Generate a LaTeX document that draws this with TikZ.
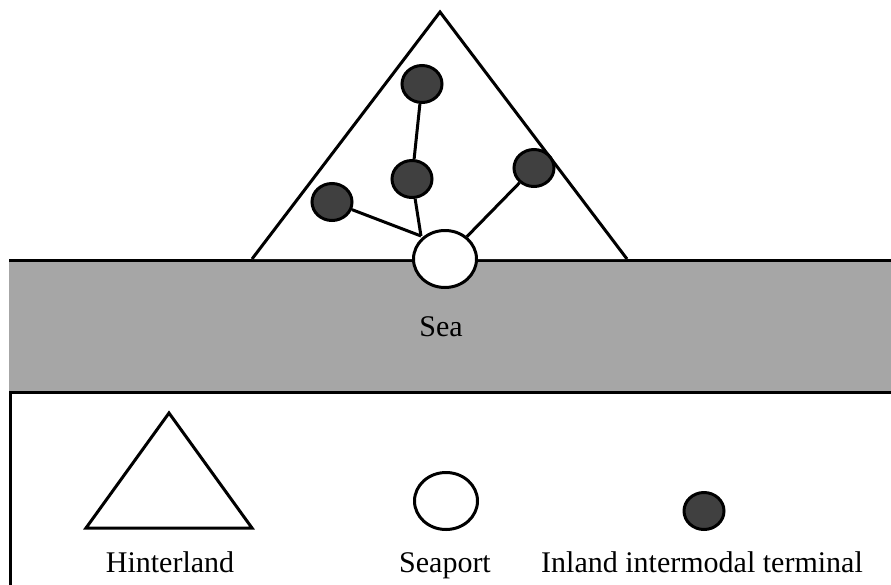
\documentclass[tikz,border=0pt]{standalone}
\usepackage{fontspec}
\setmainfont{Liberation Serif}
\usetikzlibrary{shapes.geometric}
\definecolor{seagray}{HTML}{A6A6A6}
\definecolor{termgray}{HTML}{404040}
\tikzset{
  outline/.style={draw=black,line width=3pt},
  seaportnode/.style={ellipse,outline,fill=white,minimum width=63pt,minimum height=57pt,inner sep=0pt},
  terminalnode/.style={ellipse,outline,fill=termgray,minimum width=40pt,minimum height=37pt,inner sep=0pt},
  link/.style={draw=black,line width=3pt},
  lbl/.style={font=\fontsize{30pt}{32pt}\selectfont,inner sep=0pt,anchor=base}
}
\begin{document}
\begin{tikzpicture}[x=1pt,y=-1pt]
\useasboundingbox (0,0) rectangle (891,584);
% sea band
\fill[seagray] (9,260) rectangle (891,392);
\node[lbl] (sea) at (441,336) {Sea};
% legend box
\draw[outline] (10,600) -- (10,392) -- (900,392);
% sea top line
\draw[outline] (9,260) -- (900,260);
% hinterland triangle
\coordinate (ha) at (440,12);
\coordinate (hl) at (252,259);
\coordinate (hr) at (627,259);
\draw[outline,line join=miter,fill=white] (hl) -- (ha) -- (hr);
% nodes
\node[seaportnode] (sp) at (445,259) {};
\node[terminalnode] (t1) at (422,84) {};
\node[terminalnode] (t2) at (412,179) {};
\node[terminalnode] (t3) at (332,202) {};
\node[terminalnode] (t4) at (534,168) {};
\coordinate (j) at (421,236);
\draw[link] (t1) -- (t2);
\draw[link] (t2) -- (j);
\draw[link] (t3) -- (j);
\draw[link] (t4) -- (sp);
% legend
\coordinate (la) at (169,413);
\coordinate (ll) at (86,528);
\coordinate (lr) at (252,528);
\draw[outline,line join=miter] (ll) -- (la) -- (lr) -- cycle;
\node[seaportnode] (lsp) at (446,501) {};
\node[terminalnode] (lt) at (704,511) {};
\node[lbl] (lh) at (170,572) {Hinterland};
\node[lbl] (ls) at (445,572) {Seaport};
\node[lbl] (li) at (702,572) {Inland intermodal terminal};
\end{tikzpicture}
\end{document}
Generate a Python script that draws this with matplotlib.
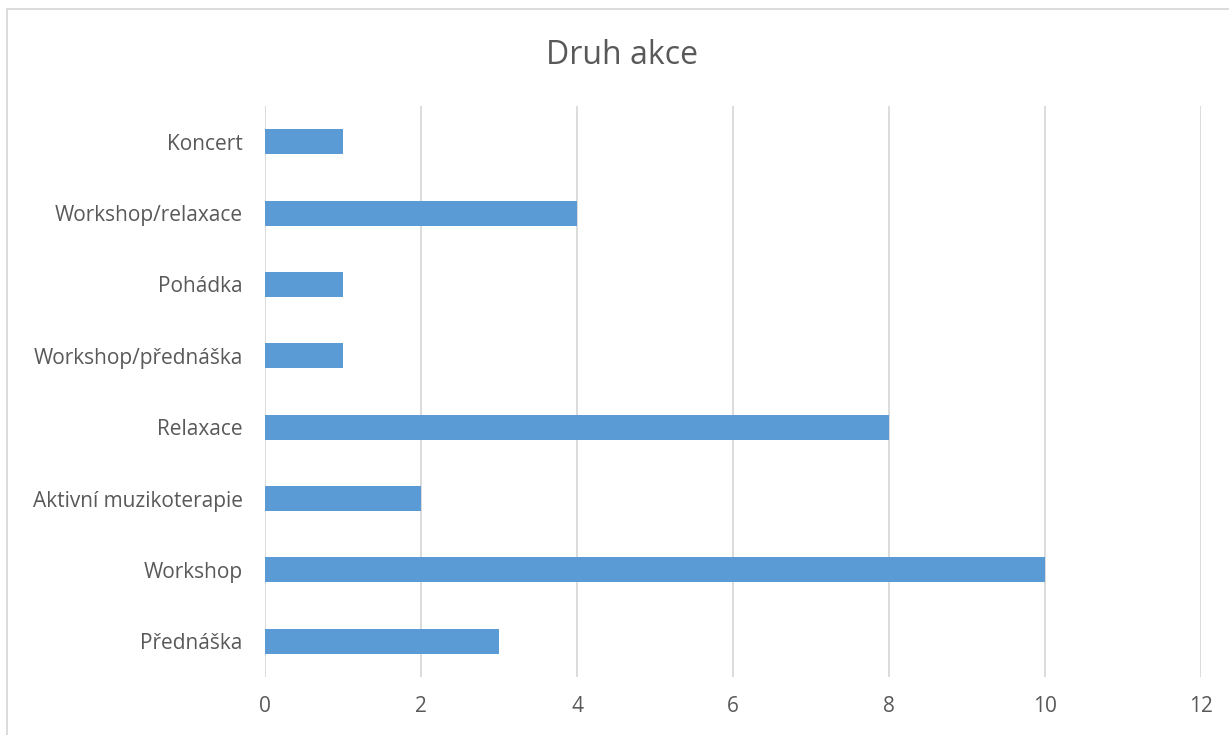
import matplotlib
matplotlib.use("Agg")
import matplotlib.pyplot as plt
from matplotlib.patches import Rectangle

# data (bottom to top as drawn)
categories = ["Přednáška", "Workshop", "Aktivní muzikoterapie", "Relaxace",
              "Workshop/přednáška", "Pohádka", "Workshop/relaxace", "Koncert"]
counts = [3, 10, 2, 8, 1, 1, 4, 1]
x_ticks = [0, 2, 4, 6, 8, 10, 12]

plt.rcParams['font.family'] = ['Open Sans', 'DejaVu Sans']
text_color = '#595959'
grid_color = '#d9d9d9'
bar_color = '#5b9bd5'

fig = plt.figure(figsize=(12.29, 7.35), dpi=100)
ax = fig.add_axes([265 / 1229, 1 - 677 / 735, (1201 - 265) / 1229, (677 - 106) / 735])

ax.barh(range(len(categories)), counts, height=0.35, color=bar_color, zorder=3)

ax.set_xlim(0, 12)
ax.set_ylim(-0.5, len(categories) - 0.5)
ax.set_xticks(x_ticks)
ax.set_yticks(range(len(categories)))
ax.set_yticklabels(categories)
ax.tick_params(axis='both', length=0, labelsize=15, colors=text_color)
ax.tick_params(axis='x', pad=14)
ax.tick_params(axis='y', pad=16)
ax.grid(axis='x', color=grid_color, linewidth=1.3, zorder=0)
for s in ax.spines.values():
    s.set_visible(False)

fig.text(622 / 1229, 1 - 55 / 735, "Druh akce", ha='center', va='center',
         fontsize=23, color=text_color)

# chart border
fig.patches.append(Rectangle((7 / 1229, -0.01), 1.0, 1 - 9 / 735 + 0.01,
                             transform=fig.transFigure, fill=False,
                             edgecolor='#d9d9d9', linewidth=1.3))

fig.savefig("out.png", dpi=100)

## TO DO
Output the material word for word, omitting its pictures.

## EXERCISE RESPONSE
Generate a LaTeX document that draws this with TikZ.
\documentclass[tikz,border=0pt]{standalone}
\usepackage{fontspec}
\setmainfont{Liberation Serif}
\usetikzlibrary{shapes.geometric}
\definecolor{seagray}{HTML}{A6A6A6}
\definecolor{termgray}{HTML}{404040}
\tikzset{
  outline/.style={draw=black,line width=3pt},
  seaportnode/.style={ellipse,outline,fill=white,minimum width=63pt,minimum height=57pt,inner sep=0pt},
  terminalnode/.style={ellipse,outline,fill=termgray,minimum width=40pt,minimum height=37pt,inner sep=0pt},
  link/.style={draw=black,line width=3pt},
  lbl/.style={font=\fontsize{30pt}{32pt}\selectfont,inner sep=0pt,anchor=base}
}
\begin{document}
\begin{tikzpicture}[x=1pt,y=-1pt]
\useasboundingbox (0,0) rectangle (891,584);
% sea band
\fill[seagray] (9,260) rectangle (891,392);
\node[lbl] (sea) at (441,336) {Sea};
% legend box
\draw[outline] (10,600) -- (10,392) -- (900,392);
% sea top line
\draw[outline] (9,260) -- (900,260);
% hinterland triangle
\coordinate (ha) at (440,12);
\coordinate (hl) at (252,259);
\coordinate (hr) at (627,259);
\draw[outline,line join=miter,fill=white] (hl) -- (ha) -- (hr);
% nodes
\node[seaportnode] (sp) at (445,259) {};
\node[terminalnode] (t1) at (422,84) {};
\node[terminalnode] (t2) at (412,179) {};
\node[terminalnode] (t3) at (332,202) {};
\node[terminalnode] (t4) at (534,168) {};
\coordinate (j) at (421,236);
\draw[link] (t1) -- (t2);
\draw[link] (t2) -- (j);
\draw[link] (t3) -- (j);
\draw[link] (t4) -- (sp);
% legend
\coordinate (la) at (169,413);
\coordinate (ll) at (86,528);
\coordinate (lr) at (252,528);
\draw[outline,line join=miter] (ll) -- (la) -- (lr) -- cycle;
\node[seaportnode] (lsp) at (446,501) {};
\node[terminalnode] (lt) at (704,511) {};
\node[lbl] (lh) at (170,572) {Hinterland};
\node[lbl] (ls) at (445,572) {Seaport};
\node[lbl] (li) at (702,572) {Inland intermodal terminal};
\end{tikzpicture}
\end{document}
Generate a Python script that draws this with matplotlib.
import matplotlib
matplotlib.use("Agg")
import matplotlib.pyplot as plt
from matplotlib.patches import Rectangle

# data (bottom to top as drawn)
categories = ["Přednáška", "Workshop", "Aktivní muzikoterapie", "Relaxace",
              "Workshop/přednáška", "Pohádka", "Workshop/relaxace", "Koncert"]
counts = [3, 10, 2, 8, 1, 1, 4, 1]
x_ticks = [0, 2, 4, 6, 8, 10, 12]

plt.rcParams['font.family'] = ['Open Sans', 'DejaVu Sans']
text_color = '#595959'
grid_color = '#d9d9d9'
bar_color = '#5b9bd5'

fig = plt.figure(figsize=(12.29, 7.35), dpi=100)
ax = fig.add_axes([265 / 1229, 1 - 677 / 735, (1201 - 265) / 1229, (677 - 106) / 735])

ax.barh(range(len(categories)), counts, height=0.35, color=bar_color, zorder=3)

ax.set_xlim(0, 12)
ax.set_ylim(-0.5, len(categories) - 0.5)
ax.set_xticks(x_ticks)
ax.set_yticks(range(len(categories)))
ax.set_yticklabels(categories)
ax.tick_params(axis='both', length=0, labelsize=15, colors=text_color)
ax.tick_params(axis='x', pad=14)
ax.tick_params(axis='y', pad=16)
ax.grid(axis='x', color=grid_color, linewidth=1.3, zorder=0)
for s in ax.spines.values():
    s.set_visible(False)

fig.text(622 / 1229, 1 - 55 / 735, "Druh akce", ha='center', va='center',
         fontsize=23, color=text_color)

# chart border
fig.patches.append(Rectangle((7 / 1229, -0.01), 1.0, 1 - 9 / 735 + 0.01,
                             transform=fig.transFigure, fill=False,
                             edgecolor='#d9d9d9', linewidth=1.3))

fig.savefig("out.png", dpi=100)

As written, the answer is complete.